Pris de court, Onufriy surprend ses ouailles en décrétant, le 27 mai, la "rupture" avec Moscou et "l’indépendance" de son Église. Une mesure radicale, avalisée par un conseil de dignitaires religieux, qui exprime le profond malaise de ce clergé ukrainien vis-à-vis de sa hiérarchie russe. Le 25 juin, Kyrill réagit en "annexant" au territoire canonique russe l’évêché de Crimée. Une "punition brutale", comme l'explique Kyrilo Hovoroun, archimandrite et professeur en théologie. C'est en effet par la Crimée (en lien avec Byzance) que la christianisation de la Rous' de Kiev fut entamée, à la fin du Xe siècle.
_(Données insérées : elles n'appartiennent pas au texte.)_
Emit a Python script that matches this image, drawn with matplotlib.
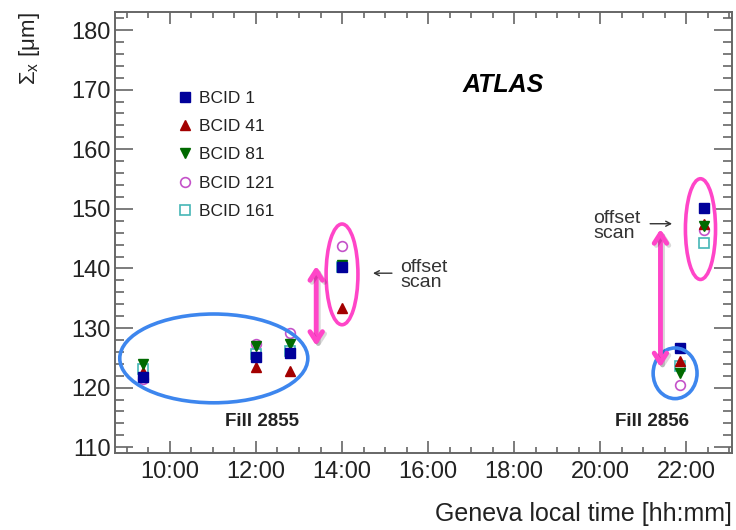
import numpy as np
import matplotlib
matplotlib.use("Agg")
import matplotlib.pyplot as plt
from matplotlib.patches import Ellipse
from matplotlib.ticker import MultipleLocator, FuncFormatter
import matplotlib.patheffects as pe

plt.rcParams['font.family'] = ['Liberation Sans', 'DejaVu Sans']
plt.rcParams['mathtext.fontset'] = 'custom'
plt.rcParams['mathtext.rm'] = 'Liberation Sans'
plt.rcParams['mathtext.it'] = 'Liberation Sans:italic'

# measurement times (decimal hours, Geneva local time)
times = [9.37, 12.0, 12.8, 14.0, 21.85, 22.42]

# Sigma_x [um] per bunch
bcid1 = [121.8, 125.2, 125.8, 140.3, 126.6, 150.1]
bcid41 = [122.6, 123.5, 122.8, 133.4, 124.4, 147.4]
bcid81 = [124.0, 126.9, 127.3, 140.5, 122.4, 147.2]
bcid121 = [121.4, 127.3, 129.2, 143.8, 120.5, 146.4]
bcid161 = [123.1, 125.6, 126.2, 140.2, 123.6, 144.2]

labels = ['BCID 1', 'BCID 41', 'BCID 81', 'BCID 121', 'BCID 161']
xticks = [10, 12, 14, 16, 18, 20, 22]

fig = plt.figure(figsize=(7.36, 5.30), dpi=100)
ax = fig.add_axes([0.156, 0.145, 0.839, 0.832])

ax.plot(times, bcid121, 'o', ms=7, mfc='none', mec='#c452c9', mew=1.2, label=labels[3], zorder=3)
ax.plot(times, bcid161, 's', ms=7, mfc='none', mec='#46b6b6', mew=1.2, label=labels[4], zorder=3)
ax.plot(times, bcid41, '^', ms=7, color='#a30000', label=labels[1], zorder=4)
ax.plot(times, bcid81, 'v', ms=7, color='#006a00', label=labels[2], zorder=4)
ax.plot(times, bcid1, 's', ms=6.5, color='#00009a', label=labels[0], zorder=5)

handles, labs = ax.get_legend_handles_labels()
order = [labs.index(l) for l in labels]
ax.legend([handles[i] for i in order], labels, loc='upper left',
          bbox_to_anchor=(0.075, 0.858), frameon=False, fontsize=12.5,
          handletextpad=0.3, labelspacing=0.76, handlelength=1.0,
          labelcolor='#222222')

ax.set_xlim(8.72, 23.07)
ax.set_ylim(109, 183)
ax.xaxis.set_major_locator(plt.FixedLocator(xticks))
ax.xaxis.set_minor_locator(MultipleLocator(0.5))
ax.xaxis.set_major_formatter(FuncFormatter(lambda v, p: f'{int(round(v)):02d}:00'))
ax.yaxis.set_major_locator(MultipleLocator(10))
ax.yaxis.set_minor_locator(MultipleLocator(2))

for s in ax.spines.values():
    s.set_color('#666666')
    s.set_linewidth(1.4)
ax.tick_params(which='both', direction='in', top=True, right=True,
               color='#666666', width=1.2, labelcolor='#222222')
ax.tick_params(axis='y', which='major', length=13, labelsize=17, pad=3)
ax.tick_params(axis='y', which='minor', length=6.5)
ax.tick_params(axis='x', which='major', length=8.6, labelsize=17, pad=6)
ax.tick_params(axis='x', which='minor', length=4.3)

ax.set_xlabel('Geneva local time [hh:mm]', fontsize=18, loc='right', color='#222222', labelpad=13)
ax.set_ylabel(r'$\Sigma_{\rm x}$ [μm]', fontsize=16, loc='top', color='#222222', labelpad=21)

ax.text(0.629, 0.834, 'ATLAS', transform=ax.transAxes, fontsize=18,
        fontweight='bold', style='italic', ha='center', va='center')
ax.text(12.15, 114.3, 'Fill 2855', fontsize=13.5, fontweight='bold', ha='center', va='center', color='#222222')
ax.text(21.2, 114.3, 'Fill 2856', fontsize=13.5, fontweight='bold', ha='center', va='center', color='#222222')

txt = '#333333'
ax.annotate('', xy=(14.72, 139.2), xytext=(15.16, 139.2),
            arrowprops=dict(arrowstyle='->,head_length=0.35,head_width=0.18',
                            color=txt, lw=1.0, shrinkA=0, shrinkB=0))
ax.text(15.35, 138.9, 'offset\nscan', fontsize=14, ha='left', va='center',
        color=txt, linespacing=0.85)
ax.text(19.84, 147.1, 'offset\nscan', fontsize=14, ha='left', va='center',
        color=txt, linespacing=0.85, multialignment='left')
ax.annotate('', xy=(21.67, 147.5), xytext=(21.16, 147.5),
            arrowprops=dict(arrowstyle='->,head_length=0.35,head_width=0.18',
                            color=txt, lw=1.0, shrinkA=0, shrinkB=0))

# highlight overlays
pink = '#ff45c8'
blue = '#3d86ee'
for cx, cy, w, h, c in [(11.02, 124.9, 4.37, 14.9, blue),
                        (21.74, 122.4, 1.02, 8.5, blue),
                        (14.0, 139.0, 0.74, 16.9, pink),
                        (22.33, 146.6, 0.70, 16.9, pink)]:
    ax.add_patch(Ellipse((cx, cy), w, h, fill=False, ec=c, lw=2.6, zorder=6))

shadow = [pe.SimpleLineShadow(offset=(1.5, -1.5), alpha=0.15), pe.Normal()]
for x0, y0, y1 in [(13.4, 140.4, 127.0), (21.4, 146.6, 123.4)]:
    ax.annotate('', xy=(x0, y1), xytext=(x0, y0),
                arrowprops=dict(arrowstyle='<->,head_length=0.7,head_width=0.45',
                                color=pink, lw=3.5, shrinkA=0, shrinkB=0,
                                path_effects=shadow), zorder=7)

fig.savefig('out.png', dpi=100)
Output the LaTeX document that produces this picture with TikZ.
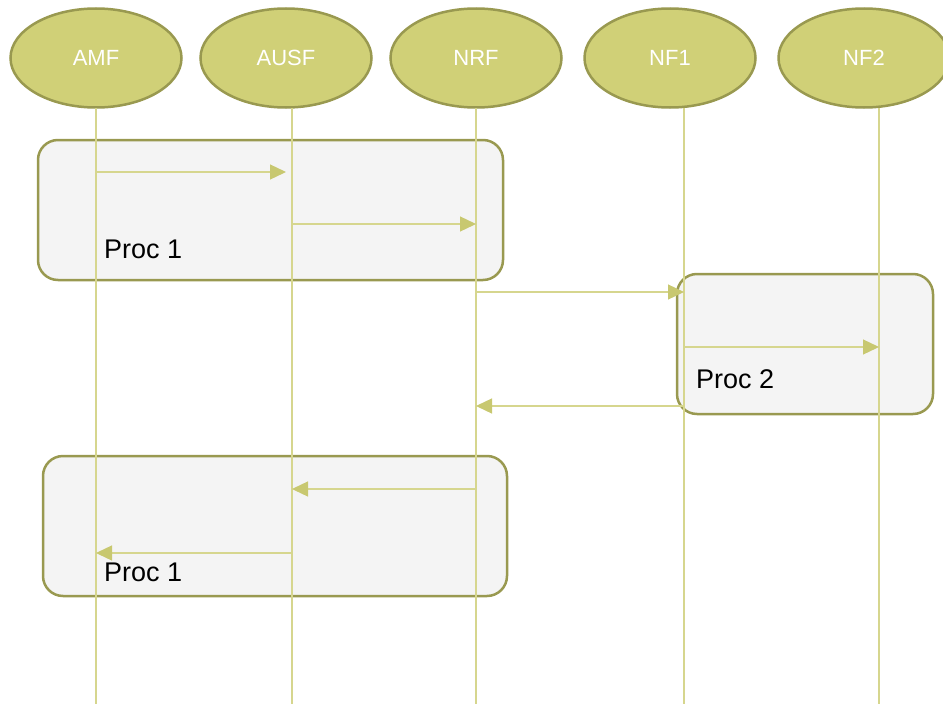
\documentclass[tikz,border=0pt]{standalone}
\usepackage{fontspec}
\setmainfont{Liberation Sans}
\usetikzlibrary{arrows.meta,shapes.geometric}
\definecolor{entfill}{HTML}{D0D077}
\definecolor{entline}{HTML}{999950}
\definecolor{lifeline}{HTML}{D6D68E}
\definecolor{arrowhd}{HTML}{C8C870}
\definecolor{procfill}{HTML}{F4F4F4}
\tikzset{
  entity/.style={ellipse, draw=entline, line width=2.5pt, fill=entfill,
    minimum width=171pt, minimum height=99pt, inner sep=0pt,
    text=white, font=\fontsize{22}{26}\selectfont},
  procbox/.style={draw=entline, line width=2.5pt, fill=procfill,
    rounded corners=20pt},
  proclabel/.style={anchor=base west, inner sep=0pt,
    font=\fontsize{27}{30}\selectfont},
  life/.style={draw=lifeline, line width=1.3pt},
  msg/.style={draw=lifeline, line width=1.3pt,
    -{Triangle[length=16pt,width=15pt,fill=arrowhd,color=arrowhd]}},
}
\begin{document}
\begin{tikzpicture}[x=1pt,y=-1pt]
\useasboundingbox (0,0) rectangle (943,704);

% procedure frames
\draw[procbox] (38,140) rectangle (503,280);
\draw[procbox] (677,274) rectangle (933,414);
\draw[procbox] (43,456) rectangle (507,596);

% entities
\node[entity] (amf)  at (96,58)  {AMF};
\node[entity] (ausf) at (286,58) {AUSF};
\node[entity] (nrf)  at (476,58) {NRF};
\node[entity] (nf1)  at (670,58) {NF1};
\node[entity] (nf2)  at (864,58) {NF2};

% lifeline ends
\coordinate (amfT)  at (96,108);  \coordinate (amfB)  at (96,704);
\coordinate (ausfT) at (292,108); \coordinate (ausfB) at (292,704);
\coordinate (nrfT)  at (476,108); \coordinate (nrfB)  at (476,704);
\coordinate (nf1T)  at (684,108); \coordinate (nf1B)  at (684,704);
\coordinate (nf2T)  at (879,108); \coordinate (nf2B)  at (879,704);
\draw[life] (amfT) -- (amfB);
\draw[life] (ausfT) -- (ausfB);
\draw[life] (nrfT) -- (nrfB);
\draw[life] (nf1T) -- (nf1B);
\draw[life] (nf2T) -- (nf2B);

% messages
\draw[msg, shorten >=6pt] (amfT |- 0,172) -- (ausfT |- 0,172);
\draw[msg] (ausfT |- 0,224) -- (nrfT |- 0,224);
\draw[msg] (nrfT |- 0,292) -- (nf1T |- 0,292);
\draw[msg] (nf1T |- 0,347) -- (nf2T |- 0,347);
\draw[msg] (nf1T |- 0,406) -- (nrfT |- 0,406);
\draw[msg] (nrfT |- 0,489) -- (ausfT |- 0,489);
\draw[msg] (ausfT |- 0,553) -- (amfT |- 0,553);

% frame labels
\node[proclabel] (p1a) at (104,258) {Proc 1};
\node[proclabel] (p2)  at (696,388) {Proc 2};
\node[proclabel] (p1b) at (104,581) {Proc 1};
\end{tikzpicture}
\end{document}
Séparer la Crimée du territoire canonique ukrainien nuit donc à la cohérence historique du christianisme local.
De leurs côtés, les autorités orthodoxes des territoires occupés, à l'est et au sud, assurent Kyrill de leur loyauté. La Laure de Sviatohirsk, sur la ligne de front du Donbass depuis le début de l'été, ne répond plus aux injonctions d'Onufriy. Le divorce entre Moscou et ses relais à Kiev semble ainsi consommé.
Au milieu de nulle part
Reste que la rupture du 27 mai ne règle en rien le statut de l'Eglise orthodoxe du patriarcat de Moscou en Ukraine. L'Eglise ne revendique en aucune manière l'autocéphalie. Elle deviendrait donc une Eglise locale et autonome, active en Ukraine isolée dans le concert de l'orthodoxie mondiale, comme l'était le patriarcat de Kiev en son temps. Quant à rejoindre la jeune Eglise d'Ukraine, une grande partie du clergé y semble opposée, en raison des différends l'opposant à Epiphane et Bartholomée. Une rencontre entre dignitaires religieux, le 5 juillet à Kiev, n'a débouché sur aucun résultat concret. Comme l'indique la journaliste Sonia Koshkina sur LB.ua, l'Eglise d'Onufriy est aujourd'hui "au milieu de nulle part.
"Les questions juridiques ne peuvent se régler rapidement", précise Kyrilo Hovoroun. En revanche, les ressentis de l'opinion publique n'augurent rien de bon pour le futur de l'Eglise, encore aujourd'hui soupçonnée d'affinités pro-russes. La messe célébrée par Onufriy pour des soldats russes prisonniers à Kiev, le 22 août, lui a ainsi valu une nouvelle volée de bois vert. Et si le métropolite a cessé de mentionner Kyrill dans ses prières et sermons, tous les liens avec la hiérarchie russe ne sont pas rompus. D'aucuns soupçonnent Onufriy d'une simple "mascarade". Lui dément avec force et exhibe, dans ses communications officielles ou encore sur le site Internet de l'Eglise, son soutien à l'armée ukrainienne et aux victimes des combats. Quoiqu'il en soit, force est de constater que ses appels à dissocier religion et politique convainquent peu, alors qu'une majorité d'Ukrainiens estime mener une guerre existentielle face à une Russie impérialiste.
Le récent sondage de l'Institut international de sociologie de Kyiv s'est donc révélé dévastateur pour l'Eglise d'Onufriy. Selon l'étude, seuls 4% des Ukrainiens se déclarent aujourd’hui attachés à l’institution. Une chute vertigineuse en moins de dix ans, alors qu’elle était majoritaire en Ukraine depuis des siècles. Le sort de l'Eglise d'Ukraine rattachée à Moscou est donc un cas d'école et l'un des nombreux exemples de la rupture des liens entre Ukrainiens et Russes en raison, principalement, de la politique menée par la Russie.